Fluorine-free DWRs compare favorably to fluorochemical-based ones in terms of water repellency, says Keohan. They also offer good stain resistance to things like mud, fruit juice, wine, syrup, soda and other “stain-causing materials having a continuous water phase,” he adds. 

Fluorine-free DWR-finished polyester/nylon samples from Bolger & O’Hearn undergo the Bundesmann water impact test. Photo: Bolger & O’Hearn Inc.

“[Consequently], many if not most clothing brands and finishing mills whose products do not have oil repellency specifications that some military and medical products must meet have already shifted to fluorine-free products for water repellency,” says Keohan.

“Where oil repellency is demanded, only fluorochemical repellents will provide the necessary performance,” he adds. “We do not see this situation changing anytime soon.”

Keohan believes the shift away from PFAS-based repellents and soil-release finishes will continue, potentially changing how textiles that once demonstrated good oil and stain resistance via fluorochemical-based finishes perform.

“For example, consumers of winter outdoor apparel will notice that their coats, while exhibiting water repellency, might pick up oily stains where they didn’t in the ones purchased a few years earlier,” he explains.

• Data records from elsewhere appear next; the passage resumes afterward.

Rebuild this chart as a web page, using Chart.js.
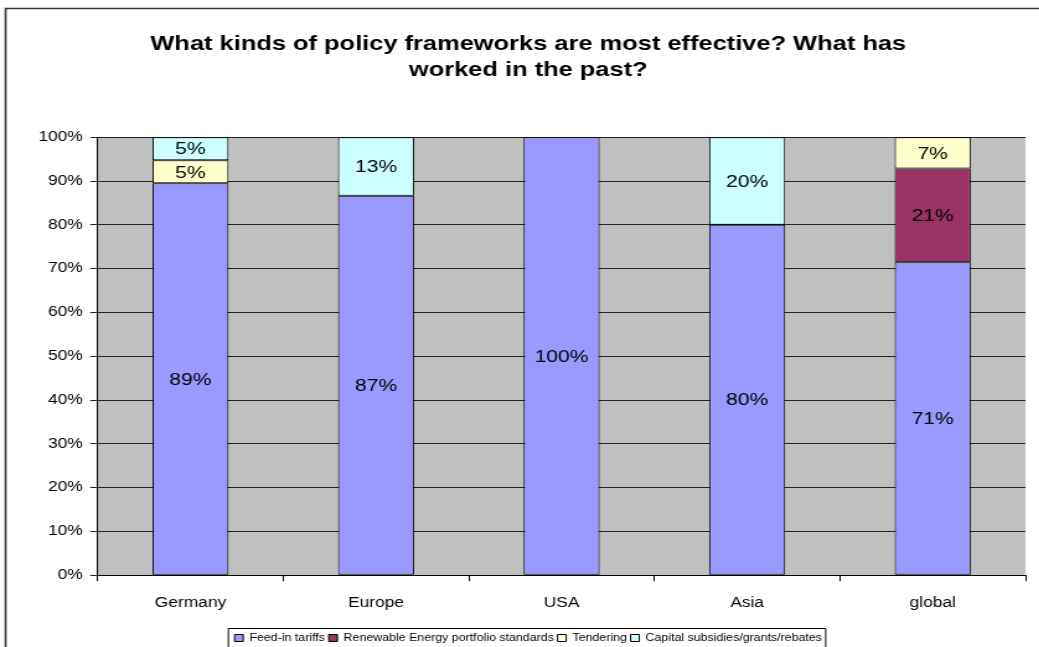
<!DOCTYPE html>
<html>
<head>
<meta charset="utf-8">
<script src="https://cdn.jsdelivr.net/npm/chart.js@4"></script>
<style>
    html, body { margin: 0; padding: 0; background: #fff; overflow: hidden; }
    #frame { width: 1039px; height: 647px; overflow: hidden; }
    /* the reference is an Excel chart stretched sideways, so we draw narrow and widen it */
    #wrap { width: 838px; height: 653px; transform: scaleX(1.24); transform-origin: 0 0; }
</style>
</head>
<body>
<div id="frame"><div id="wrap"><canvas id="policyChart" width="838" height="653"></canvas></div></div>
<script>
    const regions = ['Germany', 'Europe', 'USA', 'Asia', 'global'];
    const feedIn = [89.47, 86.67, 100, 80, 71.43];
    const rps = [0, 0, 0, 0, 21.43];
    const tendering = [5.26, 0, 0, 0, 7.14];
    const capitalSubsidies = [5.26, 13.33, 0, 20, 0];

    const FONT = '"Liberation Sans", Arial, sans-serif';

    // % labels in the segments, outer frame, box round the legend
    const excelLook = {
        id: 'excelLook',
        afterDatasetsDraw(chart) {
            const ctx = chart.ctx;
            ctx.save();
            ctx.font = '17px ' + FONT;
            ctx.fillStyle = '#000';
            ctx.textAlign = 'center';
            ctx.textBaseline = 'middle';
            chart.data.datasets.forEach((ds, i) => {
                const meta = chart.getDatasetMeta(i);
                meta.data.forEach((bar, j) => {
                    const v = ds.data[j];
                    if (!v) return;
                    ctx.fillText(Math.round(v) + '%', bar.x, (bar.y + bar.base) / 2 + 1);
                });
            });
            ctx.restore();
        },
        afterDraw(chart) {
            const ctx = chart.ctx;
            ctx.save();
            ctx.strokeStyle = '#333';
            ctx.lineWidth = 1.6;
            ctx.beginPath();
            ctx.moveTo(4.5, chart.height);
            ctx.lineTo(4.5, 8.5);
            ctx.lineTo(chart.width, 8.5);
            ctx.stroke();

            const boxes = chart.legend.legendHitBoxes;
            const left = Math.min(...boxes.map(b => b.left)) - 5;
            const right = Math.max(...boxes.map(b => b.left + b.width)) + 3;
            const top = Math.min(...boxes.map(b => b.top)) - 5;
            ctx.strokeStyle = '#000';
            ctx.lineWidth = 1;
            ctx.beginPath();
            ctx.moveTo(left, chart.height);
            ctx.lineTo(left, top + 0.5);
            ctx.lineTo(right, top + 0.5);
            ctx.lineTo(right, chart.height);
            ctx.stroke();
            ctx.restore();
        }
    };

    const plotBg = {
        id: 'plotBg',
        beforeDraw(chart) {
            const a = chart.chartArea;
            chart.ctx.save();
            chart.ctx.fillStyle = '#C0C0C0';
            chart.ctx.fillRect(a.left, a.top, a.right - a.left, a.bottom - a.top);
            chart.ctx.restore();
        }
    };

    const ctx = document.getElementById('policyChart').getContext('2d');
    new Chart(ctx, {
        type: 'bar',
        data: {
            labels: regions,
            datasets: [
                { label: 'Feed-in tariffs', data: feedIn, backgroundColor: '#9999FF' },
                { label: 'Renewable Energy portfolio standards', data: rps, backgroundColor: '#993366' },
                { label: 'Tendering', data: tendering, backgroundColor: '#FFFFCC' },
                { label: 'Capital subsidies/grants/rebates', data: capitalSubsidies, backgroundColor: '#CCFFFF' }
            ].map(d => Object.assign(d, {
                borderColor: '#000',
                borderWidth: 1,
                borderSkipped: false,
                categoryPercentage: 1,
                barPercentage: 0.41
            }))
        },
        options: {
            responsive: false,
            animation: false,
            devicePixelRatio: 1,
            layout: { padding: { left: 25, right: 11, top: 0, bottom: 0 } },
            plugins: {
                title: {
                    display: true,
                    text: ['What kinds of policy frameworks are most effective? What has', 'worked in the past?'],
                    color: '#000',
                    font: { family: FONT, size: 20.5, weight: 'bold', lineHeight: 1.25 },
                    padding: { top: 32, bottom: 54 }
                },
                legend: {
                    position: 'bottom',
                    labels: {
                        color: '#000',
                        font: { family: FONT, size: 10 },
                        boxWidth: 7,
                        boxHeight: 7,
                        padding: 3
                    }
                },
                tooltip: { enabled: false }
            },
            scales: {
                x: {
                    stacked: true,
                    grid: { display: true, drawOnChartArea: false, offset: true, color: '#000', tickLength: 6 },
                    border: { color: '#000' },
                    ticks: { color: '#000', padding: 14, font: { family: FONT, size: 14 } },
                    afterFit(scale) { scale.height += 4; }
                },
                y: {
                    stacked: true,
                    min: 0,
                    max: 100,
                    grid: { color: '#222', tickLength: 6 },
                    border: { color: '#000' },
                    ticks: {
                        stepSize: 10,
                        color: '#000',
                        padding: 6,
                        font: { family: FONT, size: 14 },
                        callback: v => v + '%'
                    }
                }
            }
        },
        plugins: [plotBg, excelLook]
    });
</script>
</body>
</html>
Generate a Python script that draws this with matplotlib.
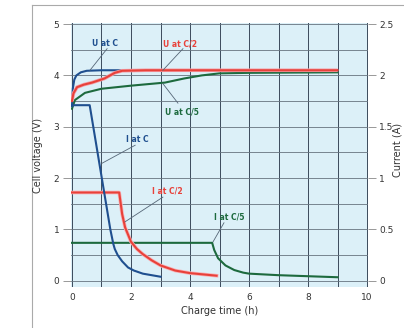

The technology behind fluorine-free DWRs will make progress, especially in the areas of wash durability, degree of repellency, biodegradability and bio-based content, says Keohan, who anticipates some progress as well as in the ability to repel more stains and fluids of a “nonpolar” nature.

“However, we do not feel that fluorine-free repellents will be able to match the level of oil repellency imparted by current short-chain fluoropolymer-based products,” he says. “We also predict that the standards of some applications that still require oil repellency, such as military apparel and medical, may see some relaxation or at least outside pressure for relaxation. How this manifests itself will strongly influence the demand for PFAS-based repellents.” 

Pamela Mills-Senn is a freelance writer based in Seal Beach, Calif.


SIDEBAR: Does fluorine-free mean earth friendly?

Is the assumption that PFAS-free DWRs are more eco-friendly and have better end-of-life recyclability than their PFAS-containing counterparts a valid one? Based on the following responses to that question, the answer is yes … potentially. 

“The current class of fluorine-free DWRs are significantly more eco-friendly than fluorochemical-based products by the simple removal of PFAS. In addition to the absence of fluorine, some new DWR chemistries have significant biomaterial content, improved biodegradability and less overall toxicity. For example, fluorochemicals present significant inhalation and aspiration risks to handlers, which reduces their ability to be applied by spray. The new fluorine-free DWRs thus would allow broader application methods.” 

Frank Keohan, Senior technology manager, Bolger & O’Hearn

“In general there are no major DWR-specific components in C0 DWRs which disturb a recycling process. But on the other hand, we have to look at the recycling process itself (mechanical, chemical, pyrolysis) and its specific requirements. The industry is still in a learning curve regarding these requirements.” 

Hans Kohn, Chief operating officer, Schoeller Textil AG

“The term ‘eco-friendly’ is ripe for greenwashing, so I will restate: We don’t see any regulatory, supply chain or market pressure on our new DWRs. Most textiles do not have a wonderful end-of-life story. This has been well-documented by others and by many people working on it, including Milliken. With regards to our new DWRs, they do not negatively impact the end-of-life recyclability of the underlying textile.” 

Jeff Strahan, Director of research, compliance and sustainability, Textile Business, Milliken & Co.